_Problem details:_ Leaving out every picture, copy the lines of the data exactly, from the first through the line containing "from matplotlib.ticker import".

+++

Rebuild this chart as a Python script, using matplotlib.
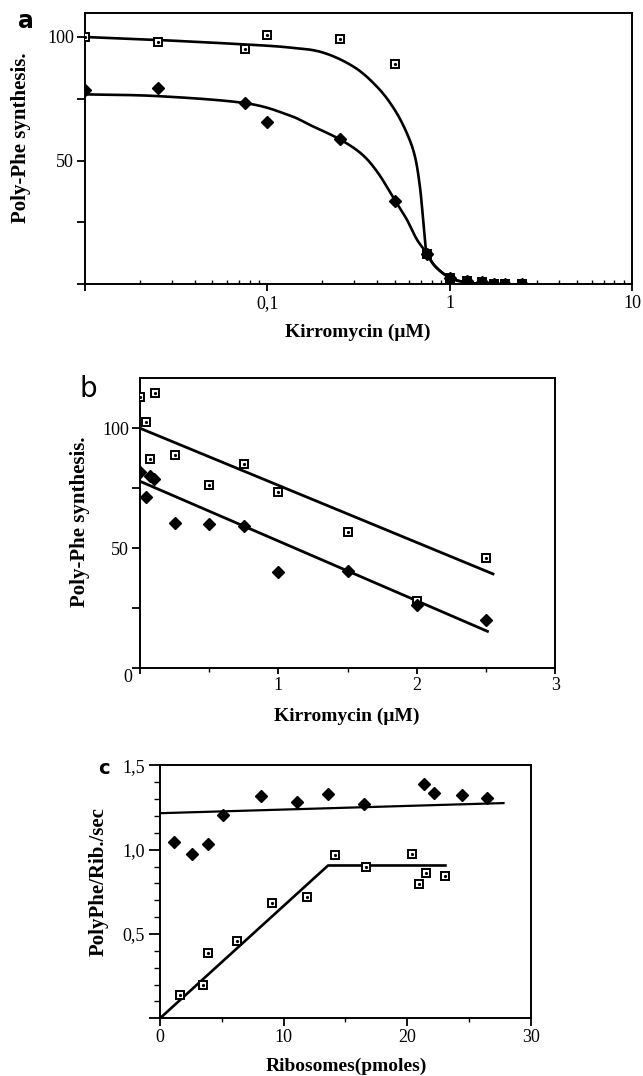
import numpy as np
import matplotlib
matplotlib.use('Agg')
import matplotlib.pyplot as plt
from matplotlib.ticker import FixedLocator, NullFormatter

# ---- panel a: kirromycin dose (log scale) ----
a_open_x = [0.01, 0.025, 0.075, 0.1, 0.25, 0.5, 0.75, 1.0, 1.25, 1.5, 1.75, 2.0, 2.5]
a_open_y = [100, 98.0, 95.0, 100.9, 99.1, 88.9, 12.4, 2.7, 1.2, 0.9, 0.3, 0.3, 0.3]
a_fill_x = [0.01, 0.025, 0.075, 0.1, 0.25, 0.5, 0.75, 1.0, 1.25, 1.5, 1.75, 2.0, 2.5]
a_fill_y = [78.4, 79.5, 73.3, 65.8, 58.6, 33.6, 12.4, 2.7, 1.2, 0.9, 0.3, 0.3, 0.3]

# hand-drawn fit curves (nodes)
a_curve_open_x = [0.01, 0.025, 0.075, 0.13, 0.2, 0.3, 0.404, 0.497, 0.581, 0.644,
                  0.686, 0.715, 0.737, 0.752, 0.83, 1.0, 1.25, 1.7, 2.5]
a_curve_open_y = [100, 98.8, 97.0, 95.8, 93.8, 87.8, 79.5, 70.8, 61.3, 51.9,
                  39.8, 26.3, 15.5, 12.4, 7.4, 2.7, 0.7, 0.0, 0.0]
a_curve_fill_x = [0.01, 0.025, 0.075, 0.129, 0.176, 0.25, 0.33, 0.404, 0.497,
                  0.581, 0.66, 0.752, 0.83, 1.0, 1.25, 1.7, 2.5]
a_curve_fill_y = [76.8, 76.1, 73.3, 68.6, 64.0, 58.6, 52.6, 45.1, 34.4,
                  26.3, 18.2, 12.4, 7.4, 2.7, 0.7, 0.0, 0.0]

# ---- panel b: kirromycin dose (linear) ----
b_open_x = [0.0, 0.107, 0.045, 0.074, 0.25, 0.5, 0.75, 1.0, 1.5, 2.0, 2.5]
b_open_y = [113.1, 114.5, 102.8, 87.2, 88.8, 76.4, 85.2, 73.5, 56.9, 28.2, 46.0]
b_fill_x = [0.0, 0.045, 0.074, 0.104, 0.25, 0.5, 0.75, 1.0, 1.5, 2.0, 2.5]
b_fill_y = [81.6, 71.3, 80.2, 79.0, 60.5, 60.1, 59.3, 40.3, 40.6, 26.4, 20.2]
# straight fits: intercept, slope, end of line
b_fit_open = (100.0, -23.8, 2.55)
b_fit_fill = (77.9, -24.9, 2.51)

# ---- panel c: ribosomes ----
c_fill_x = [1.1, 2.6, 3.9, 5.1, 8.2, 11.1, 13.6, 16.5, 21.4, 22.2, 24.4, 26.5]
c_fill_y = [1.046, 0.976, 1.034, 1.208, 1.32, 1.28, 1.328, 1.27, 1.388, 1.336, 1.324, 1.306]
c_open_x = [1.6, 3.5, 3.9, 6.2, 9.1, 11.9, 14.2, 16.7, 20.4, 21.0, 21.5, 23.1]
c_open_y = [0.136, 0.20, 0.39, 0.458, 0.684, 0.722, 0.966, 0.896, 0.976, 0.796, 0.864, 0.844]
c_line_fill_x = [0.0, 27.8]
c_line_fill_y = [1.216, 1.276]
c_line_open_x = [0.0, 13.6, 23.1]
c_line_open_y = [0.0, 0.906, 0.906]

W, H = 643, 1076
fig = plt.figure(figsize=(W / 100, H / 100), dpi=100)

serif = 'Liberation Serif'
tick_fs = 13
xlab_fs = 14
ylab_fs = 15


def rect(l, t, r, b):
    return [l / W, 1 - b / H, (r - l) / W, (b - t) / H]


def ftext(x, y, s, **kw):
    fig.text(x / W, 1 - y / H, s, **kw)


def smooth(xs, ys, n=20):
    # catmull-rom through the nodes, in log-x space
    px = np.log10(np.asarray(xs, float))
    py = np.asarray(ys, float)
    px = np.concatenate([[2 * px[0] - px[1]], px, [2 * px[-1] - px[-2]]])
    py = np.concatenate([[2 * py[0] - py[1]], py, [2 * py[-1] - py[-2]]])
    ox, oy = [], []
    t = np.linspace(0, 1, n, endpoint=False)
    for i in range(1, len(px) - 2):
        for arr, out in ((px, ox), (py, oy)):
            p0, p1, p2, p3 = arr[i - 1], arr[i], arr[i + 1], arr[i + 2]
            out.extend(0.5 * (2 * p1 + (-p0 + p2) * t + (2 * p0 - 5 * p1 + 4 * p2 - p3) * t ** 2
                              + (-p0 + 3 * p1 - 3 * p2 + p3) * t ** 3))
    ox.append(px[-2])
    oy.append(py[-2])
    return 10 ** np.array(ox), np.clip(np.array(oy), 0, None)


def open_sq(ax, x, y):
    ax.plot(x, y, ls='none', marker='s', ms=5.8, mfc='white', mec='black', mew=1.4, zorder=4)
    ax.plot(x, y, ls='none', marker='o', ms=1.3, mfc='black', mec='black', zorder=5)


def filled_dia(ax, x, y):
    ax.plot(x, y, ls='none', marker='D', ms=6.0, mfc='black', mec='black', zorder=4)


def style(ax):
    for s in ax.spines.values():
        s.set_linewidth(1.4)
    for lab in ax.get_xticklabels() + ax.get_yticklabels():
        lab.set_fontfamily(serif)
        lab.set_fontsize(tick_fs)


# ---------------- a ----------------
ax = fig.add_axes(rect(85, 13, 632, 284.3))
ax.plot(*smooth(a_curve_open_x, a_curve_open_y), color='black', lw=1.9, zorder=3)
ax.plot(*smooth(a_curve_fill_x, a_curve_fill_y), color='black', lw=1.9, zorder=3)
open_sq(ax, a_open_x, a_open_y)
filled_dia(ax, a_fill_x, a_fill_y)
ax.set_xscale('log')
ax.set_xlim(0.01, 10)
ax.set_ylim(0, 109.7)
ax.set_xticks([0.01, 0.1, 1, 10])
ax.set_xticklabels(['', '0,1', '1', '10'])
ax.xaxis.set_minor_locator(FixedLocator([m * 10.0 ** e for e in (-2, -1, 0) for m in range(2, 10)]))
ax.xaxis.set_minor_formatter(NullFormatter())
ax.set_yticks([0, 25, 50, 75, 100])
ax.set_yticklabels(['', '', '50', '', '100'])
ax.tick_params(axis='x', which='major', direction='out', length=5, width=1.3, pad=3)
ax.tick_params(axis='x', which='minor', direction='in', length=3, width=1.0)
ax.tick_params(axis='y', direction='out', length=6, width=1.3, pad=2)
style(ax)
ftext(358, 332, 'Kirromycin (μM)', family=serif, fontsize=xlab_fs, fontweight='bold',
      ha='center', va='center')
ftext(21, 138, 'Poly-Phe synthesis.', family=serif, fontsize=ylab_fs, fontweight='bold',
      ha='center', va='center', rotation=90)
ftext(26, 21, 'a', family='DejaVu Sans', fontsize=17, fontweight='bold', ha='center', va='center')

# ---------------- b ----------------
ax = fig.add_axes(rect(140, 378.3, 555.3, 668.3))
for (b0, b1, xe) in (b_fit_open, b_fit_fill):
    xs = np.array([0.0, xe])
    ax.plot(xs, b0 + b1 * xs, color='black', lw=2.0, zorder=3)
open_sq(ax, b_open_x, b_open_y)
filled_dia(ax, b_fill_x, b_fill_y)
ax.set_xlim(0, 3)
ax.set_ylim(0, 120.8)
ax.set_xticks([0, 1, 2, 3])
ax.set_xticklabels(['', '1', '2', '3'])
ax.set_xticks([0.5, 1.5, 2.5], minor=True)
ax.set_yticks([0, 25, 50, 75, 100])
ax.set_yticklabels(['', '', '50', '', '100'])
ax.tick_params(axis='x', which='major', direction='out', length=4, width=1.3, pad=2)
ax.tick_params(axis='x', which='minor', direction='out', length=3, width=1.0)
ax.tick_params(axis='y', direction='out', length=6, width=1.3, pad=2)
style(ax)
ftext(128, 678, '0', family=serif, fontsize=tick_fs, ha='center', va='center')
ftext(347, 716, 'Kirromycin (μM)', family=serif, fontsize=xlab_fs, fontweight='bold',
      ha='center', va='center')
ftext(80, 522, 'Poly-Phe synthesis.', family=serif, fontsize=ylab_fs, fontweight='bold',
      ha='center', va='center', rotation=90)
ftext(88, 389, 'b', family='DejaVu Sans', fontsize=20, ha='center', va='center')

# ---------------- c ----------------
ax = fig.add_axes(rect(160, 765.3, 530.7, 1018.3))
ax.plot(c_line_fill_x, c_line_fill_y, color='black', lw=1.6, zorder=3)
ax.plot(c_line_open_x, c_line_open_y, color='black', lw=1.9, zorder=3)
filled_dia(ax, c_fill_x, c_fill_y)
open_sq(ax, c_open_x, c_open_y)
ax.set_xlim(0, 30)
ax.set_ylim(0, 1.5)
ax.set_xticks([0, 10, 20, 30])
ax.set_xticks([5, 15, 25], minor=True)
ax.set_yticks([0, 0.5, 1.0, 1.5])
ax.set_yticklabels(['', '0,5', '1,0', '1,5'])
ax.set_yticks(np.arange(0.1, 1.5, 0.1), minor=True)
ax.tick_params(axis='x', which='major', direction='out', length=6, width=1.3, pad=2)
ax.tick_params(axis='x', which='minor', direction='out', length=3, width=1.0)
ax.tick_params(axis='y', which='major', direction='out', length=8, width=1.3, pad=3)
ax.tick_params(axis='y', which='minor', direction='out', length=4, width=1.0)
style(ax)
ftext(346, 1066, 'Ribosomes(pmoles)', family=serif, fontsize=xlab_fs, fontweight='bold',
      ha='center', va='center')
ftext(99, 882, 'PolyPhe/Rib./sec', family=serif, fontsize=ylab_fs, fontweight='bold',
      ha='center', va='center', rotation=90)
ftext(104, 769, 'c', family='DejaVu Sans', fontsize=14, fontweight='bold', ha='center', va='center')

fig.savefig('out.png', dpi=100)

+++

_Solution to this problem:_
Rebuild this chart as a Python script, using matplotlib.
import numpy as np
import matplotlib
matplotlib.use('Agg')
import matplotlib.pyplot as plt
from matplotlib.ticker import FixedLocator, NullFormatter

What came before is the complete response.